I think we have to say that the advantage of advantage playing would decrease if it were generalized in this way. Casinos are already taking measures to defeat the growing numbers of advantage players, making it harder for them to profit. If all capable gamblers learned the tricks, it would become even harder to profit, although perhaps still possible.
This means that an advantage player can pass the generalization test only if he/she would be willing to learn and use the techniques if the payoff were as small as it would be if all other capable gamblers did the same.
How about investing? It is perhaps a form of gambling, but it is not a game, except in a metaphorical sense. Investors are obligated to obey the rules of the exchange in which they participate, but these are not rules of a game. So there is no possibility of “cheating” in this sense. There is an implied agreement to abide by the rules of the exchange, and certainly to observe securities regulations, but I take it that many advanced tools are consistent with exchange rules and legal regulations.

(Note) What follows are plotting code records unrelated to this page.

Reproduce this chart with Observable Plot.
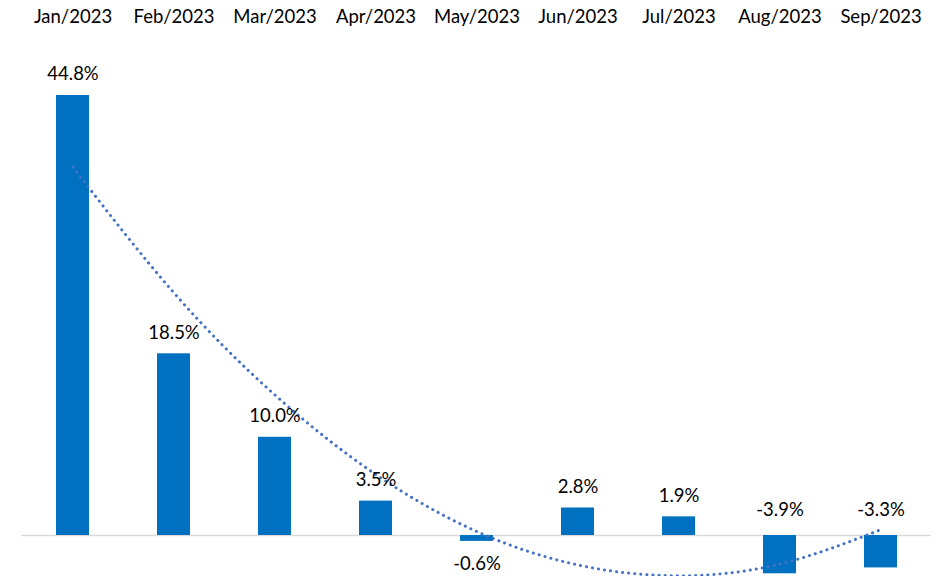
<!DOCTYPE html>
<html>
<head>
<meta charset="utf-8">
<script src="https://cdn.jsdelivr.net/npm/d3@7"></script>
<script src="https://cdn.jsdelivr.net/npm/@observablehq/plot@0.6"></script>
<style>
  html, body { margin: 0; padding: 0; background: #fff; }
  #chart svg { display: block; }
</style>
</head>
<body>
<div id="chart"></div>
<script>
const months = ["Jan/2023","Feb/2023","Mar/2023","Apr/2023","May/2023","Jun/2023","Jul/2023","Aug/2023","Sep/2023"];
const values = [44.8, 18.5, 10.0, 3.5, -0.6, 2.8, 1.9, -3.9, -3.3];
const labels = ["44.8%","18.5%","10.0%","3.5%","-0.6%","2.8%","1.9%","-3.9%","-3.3%"];
// polynomial (order 2) trendline values read at each month
const trend = [37.5, 24.7, 14.3, 6.2, 0.4, -3.0, -4.1, -2.9, 0.6];

const data = months.map((m, i) => ({month: m, value: values[i], label: labels[i], trend: trend[i]}));
const pos = data.filter(d => d.value >= 0);
const negSmall = data.filter(d => d.value < 0 && d.value > -2);
const negBig = data.filter(d => d.value <= -2);

const W = 945, H = 576;
const font = "Lato, 'Open Sans', sans-serif";
const fs = 18.5;

const chart = Plot.plot({
  width: W,
  height: H,
  marginLeft: 21,
  marginRight: 14,
  marginTop: 0,
  marginBottom: 0,
  style: {fontFamily: font, background: "#fff"},
  x: {domain: months, paddingInner: 0.675, paddingOuter: 0.3375, axis: null},
  y: {domain: [0, 44.8], range: [535, 95], axis: null},
  marks: [
    Plot.ruleY([0], {stroke: "#d9d9d9", strokeWidth: 1.5}),
    Plot.barY(data, {x: "month", y: "value", fill: "#0070c0"}),
    Plot.line(data, {
      x: "month", y: "trend", stroke: "#4472c4", strokeWidth: 3,
      strokeDasharray: "0.1 6", strokeLinecap: "round", curve: "natural", clip: true
    }),
    Plot.text(months, {x: d => d, frameAnchor: "top", dy: 17, lineAnchor: "middle", fontSize: fs, fill: "#000"}),
    Plot.text(pos, {x: "month", y: "value", text: "label", dy: -21, lineAnchor: "middle", fontSize: fs, fill: "#000"}),
    Plot.text(negSmall, {x: "month", y: "value", text: "label", dy: 23, lineAnchor: "middle", fontSize: fs, fill: "#000"}),
    Plot.text(negBig, {x: "month", y: 0, text: "label", dy: -25, lineAnchor: "middle", fontSize: fs, fill: "#000"})
  ]
});
document.getElementById("chart").appendChild(chart);
</script>
</body>
</html>
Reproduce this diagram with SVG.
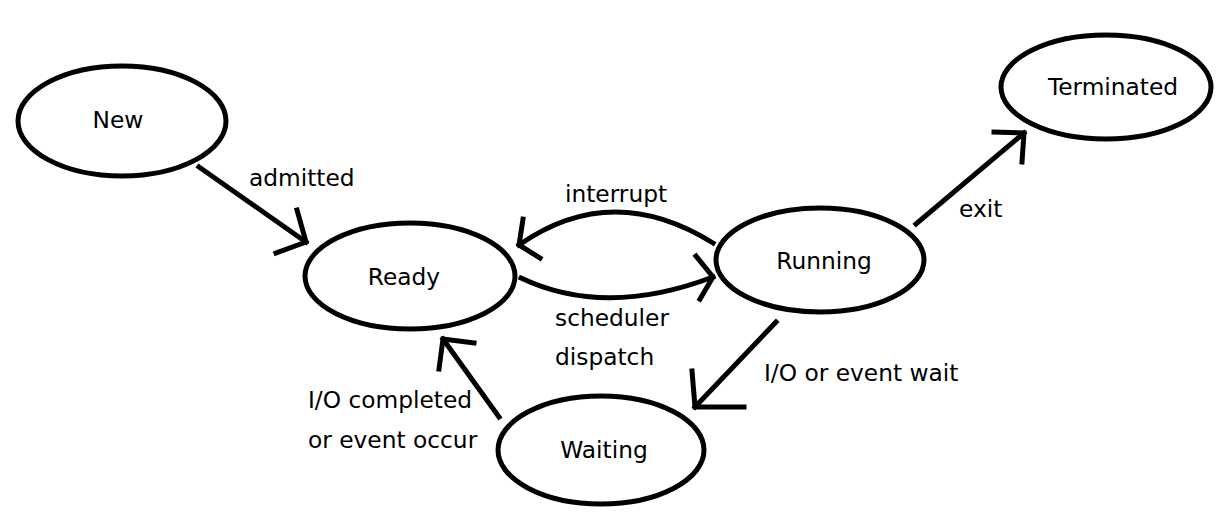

We can apply a generalization test similar to that we used for casinos. Again, the key to the test is why professional investors/traders use advanced tools. Maybe they do it because they are investors who are smart enough to master the tools, and because it earns them more money. If so, the professional investor’s behavior is generalizable if he/she would be willing to learn and apply advanced tools if the reward for doing so were as small as it would be if all smart investors did the same.

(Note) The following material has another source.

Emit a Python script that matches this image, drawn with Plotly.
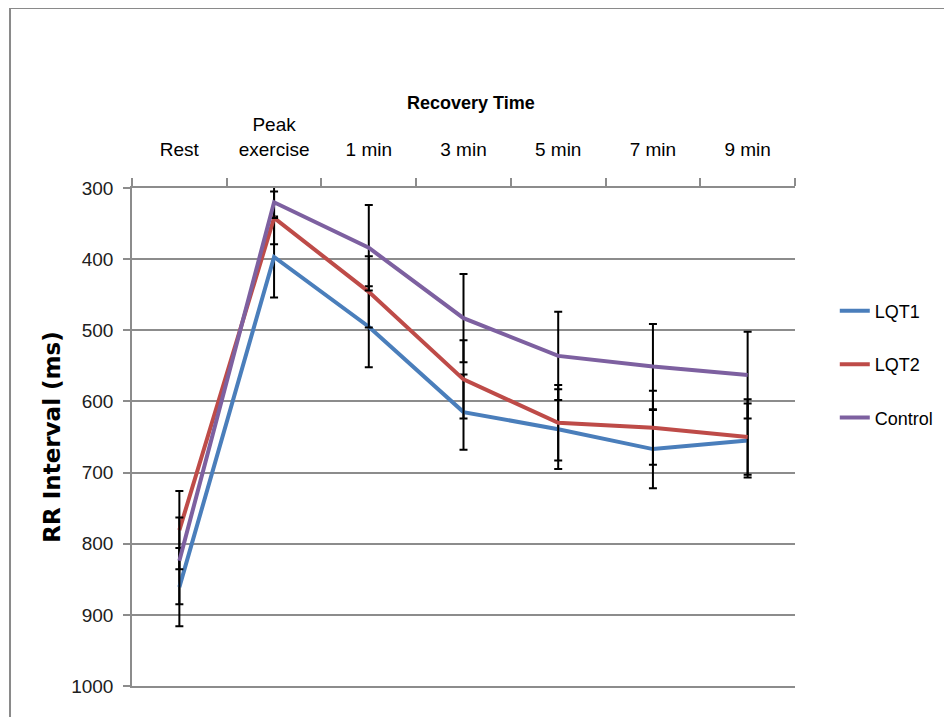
import plotly.graph_objects as go

categories = ["Rest", "Peak exercise", "1 min", "3 min", "5 min", "7 min", "9 min"]
tick_labels = ["Rest", "Peak<br>exercise", "1 min", "3 min", "5 min", "7 min", "9 min"]

lqt1 = [861, 397, 495, 615, 639, 667, 655]
lqt1_err = [55, 57, 57, 53, 56, 55, 52]
lqt2 = [781, 342, 446, 569, 630, 637, 650]
lqt2_err = [55, 37, 50, 55, 53, 52, 53]
control = [824, 320, 384, 483, 536, 551, 563]
control_err = [61, 22, 60, 62, 62, 60, 61]

series = [
    ("LQT1", lqt1, lqt1_err, "#4A7EBB"),
    ("LQT2", lqt2, lqt2_err, "#BE4B48"),
    ("Control", control, control_err, "#7D60A0"),
]

FONT = "Liberation Sans, Arial, sans-serif"
GRID = "#8C8C8C"

fig = go.Figure()
for name, vals, errs, color in series:
    fig.add_trace(go.Scatter(
        x=categories, y=vals, name=name, mode="lines",
        line=dict(color=color, width=4),
        error_y=dict(type="data", array=errs, visible=True,
                     color="black", thickness=2, width=4),
        legendgroup=name,
    ))

fig.update_layout(
    width=952, height=717,
    margin=dict(l=124, r=165, t=180, b=39, autoexpand=False),
    paper_bgcolor="white", plot_bgcolor="white",
    font=dict(family=FONT, size=19, color="black"),
    showlegend=True,
    legend=dict(x=1.06, xanchor="left", y=0.79, yanchor="top",
                traceorder="grouped", tracegroupgap=27,
                font=dict(family=FONT, size=18, color="black"),
                bgcolor="rgba(0,0,0,0)"),
    xaxis=dict(
        type="category", side="top", automargin=False,
        tickmode="array", tickvals=categories, ticktext=tick_labels,
        tickson="boundaries", ticks="outside", ticklen=8, tickcolor=GRID,
        tickwidth=1.5,
        showline=True, mirror=True, linecolor=GRID, linewidth=1.5,
        showgrid=False, zeroline=False,
        tickfont=dict(family=FONT, size=19, color="black"),
        ticklabelstandoff=23,
        range=[-0.5, 6.5],
    ),
    yaxis=dict(
        range=[1000, 300], dtick=100, tick0=300, automargin=False,
        ticks="outside", ticklen=7, tickcolor=GRID, tickwidth=1.5,
        showline=True, linecolor=GRID, linewidth=1.5,
        showgrid=True, gridcolor=GRID, gridwidth=1.5, zeroline=False,
        tickfont=dict(family=FONT, size=19, color="#202020"),
        ticklabelstandoff=6,
        title=dict(text="<b>RR Interval (ms)</b>", standoff=4,
                   font=dict(family="DejaVu Sans, Verdana, sans-serif", size=23, color="black")),
    ),
    annotations=[dict(
        text="<b>Recovery Time</b>", xref="paper", yref="paper",
        x=0.511, y=1.171, xanchor="center", yanchor="middle", showarrow=False,
        font=dict(family=FONT, size=18, color="black"),
    )],
    shapes=[dict(
        type="rect", xref="paper", yref="paper",
        x0=-0.184, x1=1.5, y0=-0.5, y1=1.3614,
        line=dict(color="#8A8A8A", width=2), fillcolor="rgba(0,0,0,0)",
        layer="below",
    )],
)

fig.write_html("out.html")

I’m not a finance person and can’t predict the effect on financial markets of more widespread use of advanced tools. Maybe it would further alienate ordinary investors, causing financial markets and capital formation to shrink (a similar argument is used against insider trading). If this would remove the incentive for advanced financial training, using advanced tools in the markets is not generalizable. This seems something of a stretch. In any case, the reason for using advanced tools may be narrower. Maybe investors do it only because it is part of their job. This is easier to generalize without removing the rationale for advanced training.
One might complain that even if using advanced tools is generalizable, it is “unfair” and inconsistent with a “level playing field.” I don’t know how to judge what is “fair” or even why trading should be “fair” in some sense.
The “level playing field” metaphor applies to the design of the system rather than the behavior of players in it. The metaphor is not very helpful. Maybe a football game should be played on a level field, but investing is not a game.
Still, there may well be ethical problems with the financial system. The advantage it gives professional investors may reduce utility because it alienates ordinary investors. It may be deceptive, because many investors may be unaware of how the system is rigged. It may do social harm by contributing to financial instability or to income and wealth inequality.
Yet if finance professionals can ethically participate in the system at all, given whatever defects it has, I find it hard to make a case that there is anything wrong with using advanced tools that bring a higher reward.